Realistic Cost Comparison for FY 2026-27
| Entity | Typical Incorporation Cost | Typical Annual Maintenance Cost |
|---|---|---|
| Private Limited | Rs. 8,000–12,000 (SPICe+ govt fees + DSC) | Rs. 40,000–65,000 (audit + ROC filings + professional fees) |
| LLP | Rs. 6,000–9,000 (FiLLiP + DSC) | Rs. 22,000–38,000 (Form 8, Form 11, IT return) |
| OPC | Rs. 6,000–10,000 | Rs. 28,000–45,000 (lighter ROC, audit still required) |
| Section 8 | Rs. 10,000–18,000 (licence fee included) | Rs. 35,000–55,000 (audit, FCRA compliance if applicable) |
| Public Limited | Rs. 15,000–25,000 | Rs. 1,00,000–5,00,000+ (depends on listing status) |
| Producer Company | Rs. 10,000–15,000 | Rs. 35,000–55,000 |
These figures exclude GST on professional fees and assume a Tier-2 city CA firm handling routine compliance.

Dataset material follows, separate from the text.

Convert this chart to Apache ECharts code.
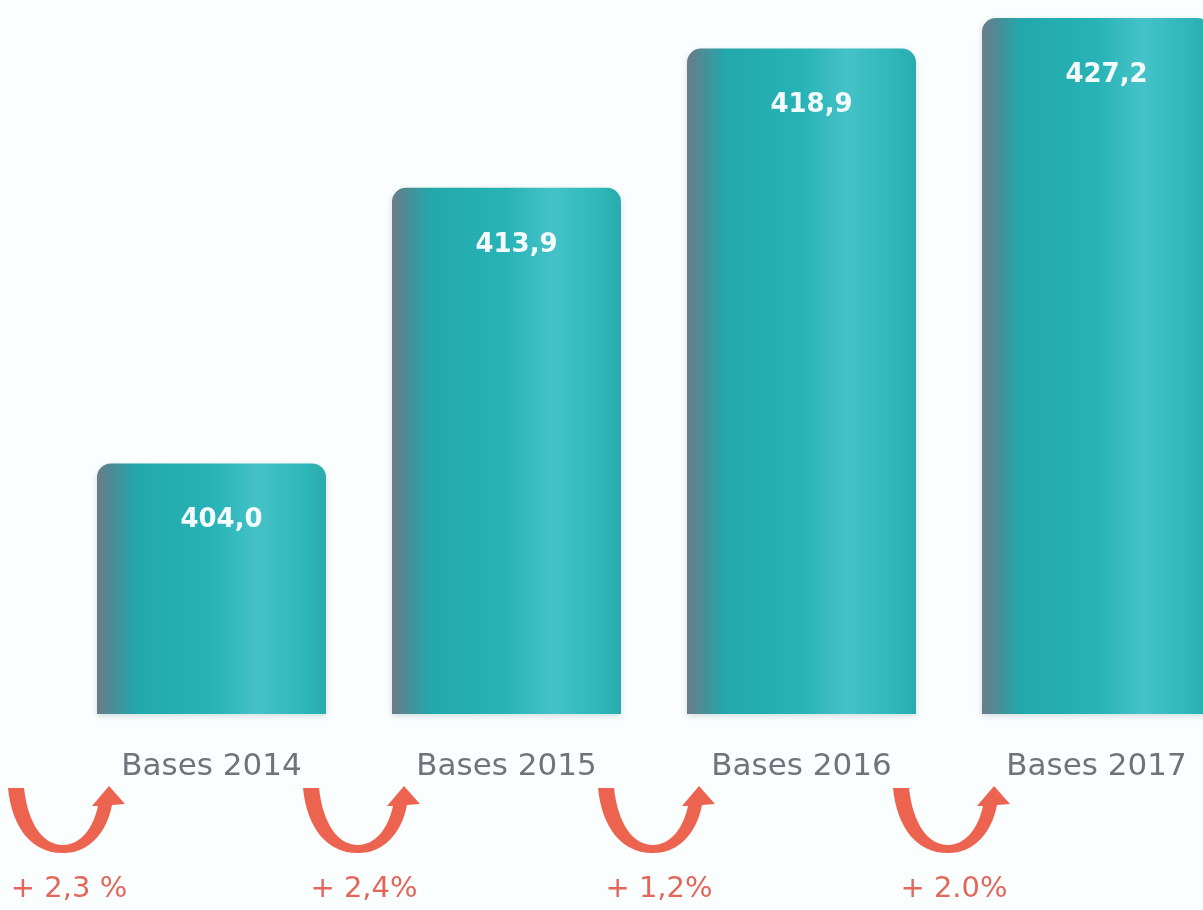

Mumbai and Bengaluru rates are typically 20–40% higher. Build these numbers into your founding-year cash flow before you file.
Post-Incorporation Operating Reality
Choosing the right form is step one. Operationalising it correctly in the first 90 days determines whether your compliance record stays clean.
A private limited company needs a registered office with a proper sign-board (Section 12 of the Companies Act), a first board meeting within 30 days of incorporation (Section 173), and a statutory auditor appointed at that meeting or within 30 days (Section 139). A company that exists on MCA but has no auditor, no bank account, and no registered office evidence is already non-compliant — and every subsequent filing flags the omission.
An LLP needs a well-drafted LLP Agreement (filed with RoC in Form 3 within 30 days of incorporation) that addresses profit-sharing, contribution obligations, dispute resolution, and the process for admitting or retiring a partner. Generic templates downloaded from the internet are a liability — they rarely address what happens when one partner stops contributing.
An OPC must ensure the nominee's written consent is in place before incorporation (Form INC-3) and that the nominee is updated promptly if there is a change. A nominee who is unaware of their role creates real succession problems.
A Section 8 company should prepare a three-year activity plan at incorporation. Both the Regional Director (during the licence grant process) and the income-tax department (during Section 12A registration) expect to see it. Founders who treat it as a formality often find their 12A application delayed by 12–18 months.
Key Takeaways
- Private limited company is the default for any business expecting external equity funding, ESOP issuance, or DPIIT recognition — not because it is easy, but because it is the only form that keeps all options open.
- LLP is structurally cheaper and governance-lighter, but the 30% flat tax rate costs Rs. 10+ lakhs extra per year on Rs. 1.5 crore profits versus a private limited company at 25% under Section 115BA.
- OPC gives a solo founder limited liability without a co-founder, but mandatory conversion at Rs. 50 lakh paid-up capital or Rs. 2 crore turnover means it is a transitional form, not a permanent one.
- Public limited company belongs on your roadmap 18–24 months before an IPO, not at inception.
- Section 8 company is purpose-built for permanent not-for-profits — conversion out of it is procedurally expensive and requires Regional Director approval.
- Producer company is the right vehicle for farmer and artisan collectives seeking both corporate discipline and the Section 80PA tax deduction on eligible activities.
- Late ROC filings cost Rs. 100 per day per form under Section 403 — two missed annual filings on a private limited company can accumulate Rs. 40,000+ in additional fees alone before a professional touches the keyboard.